Interest rates depend on:
- the loan-to-value ratio,
- level of equity or deposit you can supply,
- and the length of any fixed rate period term.
With demand increasing and more lenders entering the market, rates will be constantly changing to respond to competition. Our expert advisors will be able to take you thorough each step of the application and quickly advise you of the best lenders to suit your circumstances.
There is not a best limited company Buy-to-Let mortgage lender. This is because the best deal for you will be based on your individual circumstances.
The lenders who offer Buy-to-Let mortgages tend to operate in a very niche area of the industry. Therefore, they are only accessible through a broker or advisor.
The good news is the number of lenders is growing, as more people recognise this way for landlords to structure their business.

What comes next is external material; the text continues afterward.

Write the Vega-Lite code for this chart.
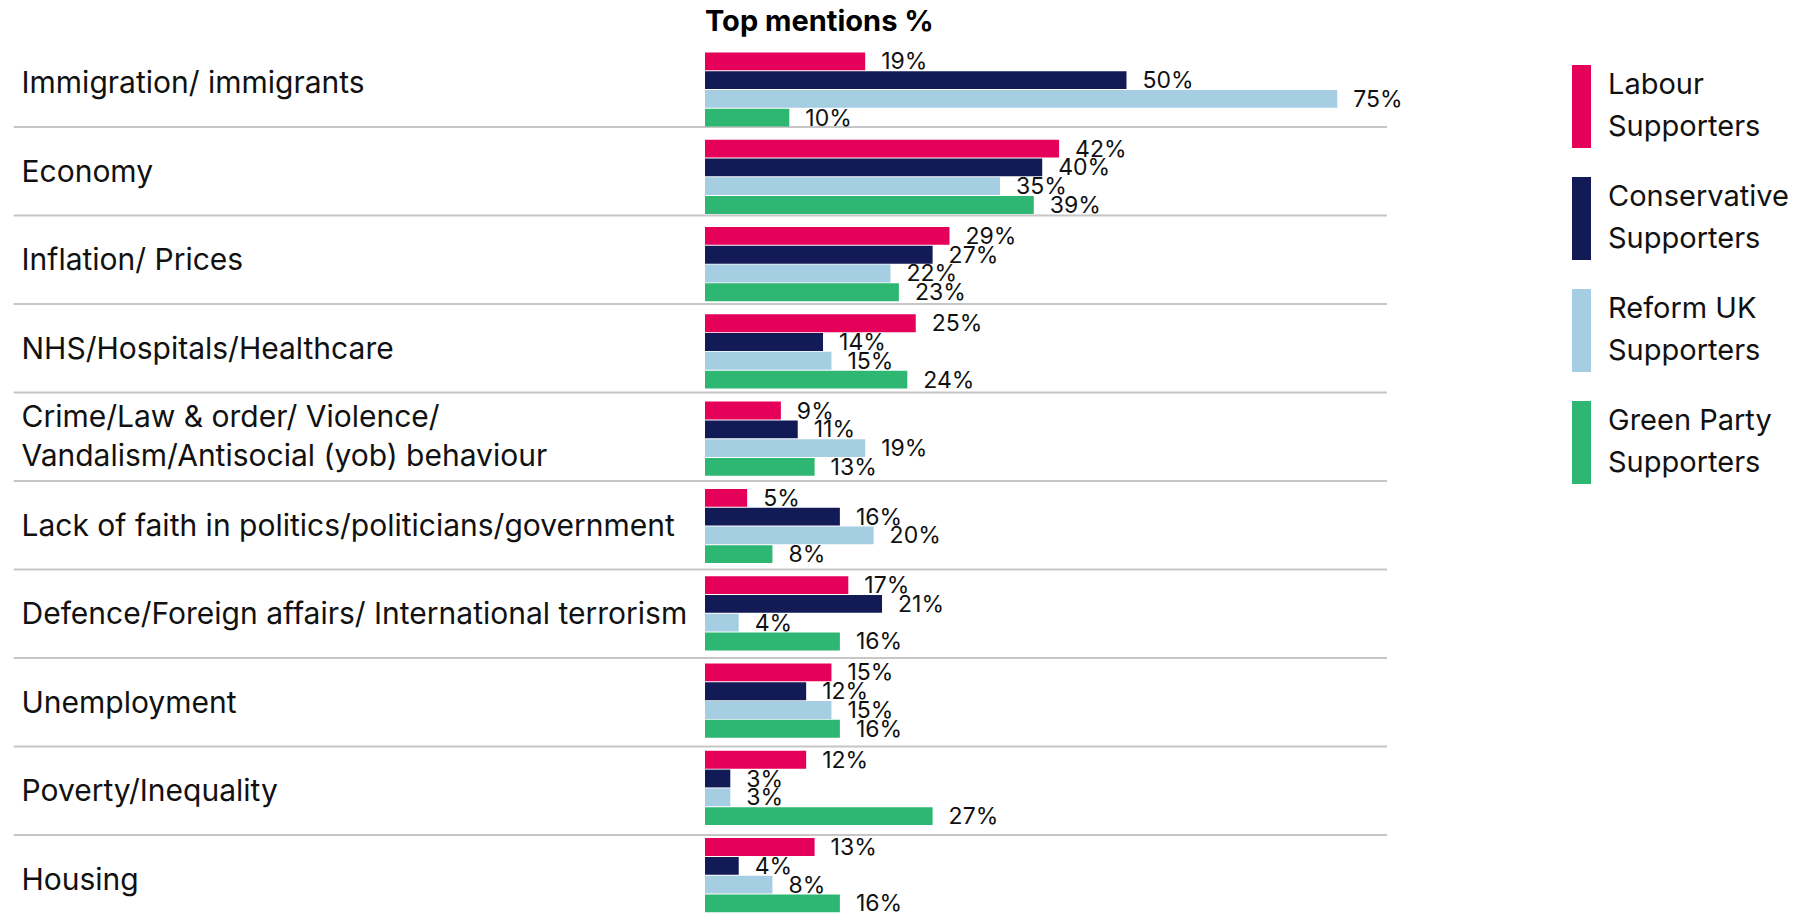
{
  "$schema": "https://vega.github.io/schema/vega-lite/v6.json",
  "width": 682,
  "height": 885,
  "autosize": {"type": "none"},
  "padding": {"left": 705, "top": 38.5, "right": 426, "bottom": 0},
  "background": "white",
  "config": {"view": {"stroke": null}, "font": "Inter", "style": {"guide-label": {"lineHeight": 42}}},
  "title": {"text": "Top mentions %", "anchor": "start", "frame": "group", "fontSize": 29, "fontWeight": "bold", "font": "Inter", "color": "#000000", "offset": 1.5},
  "data": {"values": [
    {"category": "Immigration/ immigrants", "party": "Labour Supporters", "value": 0.19},
    {"category": "Immigration/ immigrants", "party": "Conservative Supporters", "value": 0.50},
    {"category": "Immigration/ immigrants", "party": "Reform UK Supporters", "value": 0.75},
    {"category": "Immigration/ immigrants", "party": "Green Party Supporters", "value": 0.10},
    {"category": "Economy", "party": "Labour Supporters", "value": 0.42},
    {"category": "Economy", "party": "Conservative Supporters", "value": 0.40},
    {"category": "Economy", "party": "Reform UK Supporters", "value": 0.35},
    {"category": "Economy", "party": "Green Party Supporters", "value": 0.39},
    {"category": "Inflation/ Prices", "party": "Labour Supporters", "value": 0.29},
    {"category": "Inflation/ Prices", "party": "Conservative Supporters", "value": 0.27},
    {"category": "Inflation/ Prices", "party": "Reform UK Supporters", "value": 0.22},
    {"category": "Inflation/ Prices", "party": "Green Party Supporters", "value": 0.23},
    {"category": "NHS/Hospitals/Healthcare", "party": "Labour Supporters", "value": 0.25},
    {"category": "NHS/Hospitals/Healthcare", "party": "Conservative Supporters", "value": 0.14},
    {"category": "NHS/Hospitals/Healthcare", "party": "Reform UK Supporters", "value": 0.15},
    {"category": "NHS/Hospitals/Healthcare", "party": "Green Party Supporters", "value": 0.24},
    {"category": "Crime/Law & order/ Violence/ Vandalism/Antisocial (yob) behaviour", "party": "Labour Supporters", "value": 0.09},
    {"category": "Crime/Law & order/ Violence/ Vandalism/Antisocial (yob) behaviour", "party": "Conservative Supporters", "value": 0.11},
    {"category": "Crime/Law & order/ Violence/ Vandalism/Antisocial (yob) behaviour", "party": "Reform UK Supporters", "value": 0.19},
    {"category": "Crime/Law & order/ Violence/ Vandalism/Antisocial (yob) behaviour", "party": "Green Party Supporters", "value": 0.13},
    {"category": "Lack of faith in politics/politicians/government", "party": "Labour Supporters", "value": 0.05},
    {"category": "Lack of faith in politics/politicians/government", "party": "Conservative Supporters", "value": 0.16},
    {"category": "Lack of faith in politics/politicians/government", "party": "Reform UK Supporters", "value": 0.20},
    {"category": "Lack of faith in politics/politicians/government", "party": "Green Party Supporters", "value": 0.08},
    {"category": "Defence/Foreign affairs/ International terrorism", "party": "Labour Supporters", "value": 0.17},
    {"category": "Defence/Foreign affairs/ International terrorism", "party": "Conservative Supporters", "value": 0.21},
    {"category": "Defence/Foreign affairs/ International terrorism", "party": "Reform UK Supporters", "value": 0.04},
    {"category": "Defence/Foreign affairs/ International terrorism", "party": "Green Party Supporters", "value": 0.16},
    {"category": "Unemployment", "party": "Labour Supporters", "value": 0.15},
    {"category": "Unemployment", "party": "Conservative Supporters", "value": 0.12},
    {"category": "Unemployment", "party": "Reform UK Supporters", "value": 0.15},
    {"category": "Unemployment", "party": "Green Party Supporters", "value": 0.16},
    {"category": "Poverty/Inequality", "party": "Labour Supporters", "value": 0.12},
    {"category": "Poverty/Inequality", "party": "Conservative Supporters", "value": 0.03},
    {"category": "Poverty/Inequality", "party": "Reform UK Supporters", "value": 0.03},
    {"category": "Poverty/Inequality", "party": "Green Party Supporters", "value": 0.27},
    {"category": "Housing", "party": "Labour Supporters", "value": 0.13},
    {"category": "Housing", "party": "Conservative Supporters", "value": 0.04},
    {"category": "Housing", "party": "Reform UK Supporters", "value": 0.08},
    {"category": "Housing", "party": "Green Party Supporters", "value": 0.16}
  ]},
  "layer": [
    {
      "transform": [{"filter": "datum.party == 'Labour Supporters' && datum.category != 'Housing'"}],
      "mark": {"type": "rule", "color": "#c6c6c6", "strokeWidth": 2},
      "encoding": {
        "y": {
          "field": "category", "type": "nominal", "bandPosition": 1,
          "sort": null,
          "scale": {"domain": ["Immigration/ immigrants", "Economy", "Inflation/ Prices", "NHS/Hospitals/Healthcare", "Crime/Law & order/ Violence/ Vandalism/Antisocial (yob) behaviour", "Lack of faith in politics/politicians/government", "Defence/Foreign affairs/ International terrorism", "Unemployment", "Poverty/Inequality", "Housing"], "paddingInner": 0, "paddingOuter": 0},
          "axis": {
            "title": null, "orient": "left", "labelAlign": "left", "labelBaseline": "middle", "labelPadding": 684,
            "ticks": false, "tickSize": 0, "domain": false, "grid": false,
            "labelFontSize": 30, "labelFont": "Inter", "labelColor": "#111111", "labelLimit": 0, "labelLineHeight": 39, "labelOverlap": false,
            "labelOffset": {"condition": {"test": "indexof(datum.value, 'Crime') == 0", "value": -19}, "value": 1.5},
            "labelExpr": "indexof(datum.value, 'Crime') == 0 ? ['Crime/Law & order/ Violence/', 'Vandalism/Antisocial (yob) behaviour'] : datum.label"
          }
        },
        "x": {"datum": -0.82, "type": "quantitative", "scale": {"domain": [0, 0.809], "nice": false, "zero": false}, "axis": null},
        "x2": {"datum": 0.809}
      }
    },
    {
      "encoding": {
        "y": {
          "field": "category", "type": "nominal", "sort": null,
          "scale": {"domain": ["Immigration/ immigrants", "Economy", "Inflation/ Prices", "NHS/Hospitals/Healthcare", "Crime/Law & order/ Violence/ Vandalism/Antisocial (yob) behaviour", "Lack of faith in politics/politicians/government", "Defence/Foreign affairs/ International terrorism", "Unemployment", "Poverty/Inequality", "Housing"], "range": [7.35, 880.35], "paddingInner": 0, "paddingOuter": 0},
          "axis": null
        },
        "yOffset": {
          "field": "party", "type": "nominal", "sort": null,
          "scale": {"domain": ["Labour Supporters", "Conservative Supporters", "Reform UK Supporters", "Green Party Supporters"], "paddingInner": 0.05, "paddingOuter": 0.35}
        },
        "x": {"field": "value", "type": "quantitative", "scale": {"domain": [0, 0.809], "nice": false, "zero": false}, "axis": null}
      },
      "layer": [
        {
          "mark": {"type": "bar"},
          "encoding": {
            "color": {
              "field": "party", "type": "nominal", "sort": null,
              "scale": {"domain": ["Labour Supporters", "Conservative Supporters", "Reform UK Supporters", "Green Party Supporters"], "range": ["#E5005A", "#131B57", "#A6CEE2", "#2EB673"]},
              "legend": {
                "orient": "none", "legendX": 835, "legendY": 26.5, "title": null, "direction": "vertical",
                "symbolType": "M-0.229,-1L0.229,-1L0.229,1L-0.229,1Z", "symbolSize": 6889, "symbolStrokeWidth": 0, "symbolOpacity": 1,
                "labelFontSize": 29, "labelFont": "Inter", "labelColor": "#111111", "labelBaseline": "line-bottom", "labelOffset": -15, "labelLimit": 0,
                "rowPadding": 29, "padding": 0,
                "labelExpr": "[replace(datum.label, ' Supporters', ''), 'Supporters']"
              }
            }
          }
        },
        {
          "mark": {"type": "text", "align": "left", "baseline": "middle", "dx": 16, "dy": 1, "fontSize": 23, "font": "Inter", "color": "#111111"},
          "encoding": {"text": {"field": "value", "type": "quantitative", "format": ".0%"}}
        }
      ]
    }
  ],
  "resolve": {"scale": {"y": "independent"}}
}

Getting the right advice for a Limited Company Buy-to-Let mortgage
Due to its niche, advice for obtaining a Buy-to-Let mortgage as a limited company is a specialist undertaking. You will need to speak to advisors who have a lot of experience and knowledge in all the products available.
Our expert advisors are available for free, no-obligation consultations where we can review your circumstances. This will let you know what the best options for a limited company Buy-to-Let mortgage available to you are. Get in touch with us today.
Limited Company Buy-to-Let FAQs
These are the four SIC codes that relate to property letting:
- 68100: Buying and selling own real estate
- 68201: Renting and operating of Housing Association real estate
- 68209: Other letting and operating of own or leased real estate
- 68320: Management of real estate on a fee or contract basis
Lenders usually vary in what they require, but generally, they would expect your Buy-to-Let limited company to be registered under 68100 or 68209.
The majority of Buy-to-Let mortgage lenders prefer you to work through a Special Purpose Vehicle (SPV) rather than a limited company that carries additional complications and potential external risks associated with business not connected to your property.
This will usually mean you have to set up a new limited company as an SPV. It will be exclusively dedicated to running your Buy-to-Let business, with the appropriate SIC code for letting property.
If you already have a limited company that you are determined to use, then a lender may accept this as long as there are no other revenue streams going through the business. However, the number of lenders that will do so is limited.
You will be pleased to know there’s no limit to the number of properties.
Running a multiple property Buy-to-Let business in this way can be beneficial for portfolio landlords who are looking for maximum tax efficiency.
Some lenders don’t need you to have already incorporated your business before getting an Agreement in Principle on a limited company. However, you are likely to be in a stronger position with your application if you have already set up your company.
It is indeed possible for you to transfer ownership of your Buy-to-Let property to your limited company. However, it does throw up a little complication and some extra costs.
To do so, you’ll need to sell your property as an individual and then buy it with the limited company, potentially exposing you personally to Capital Gains Tax on the sale and the limited company to Stamp Duty on the purchase.
You should weigh up both the pros and cons and seek professional advice before making a final decision.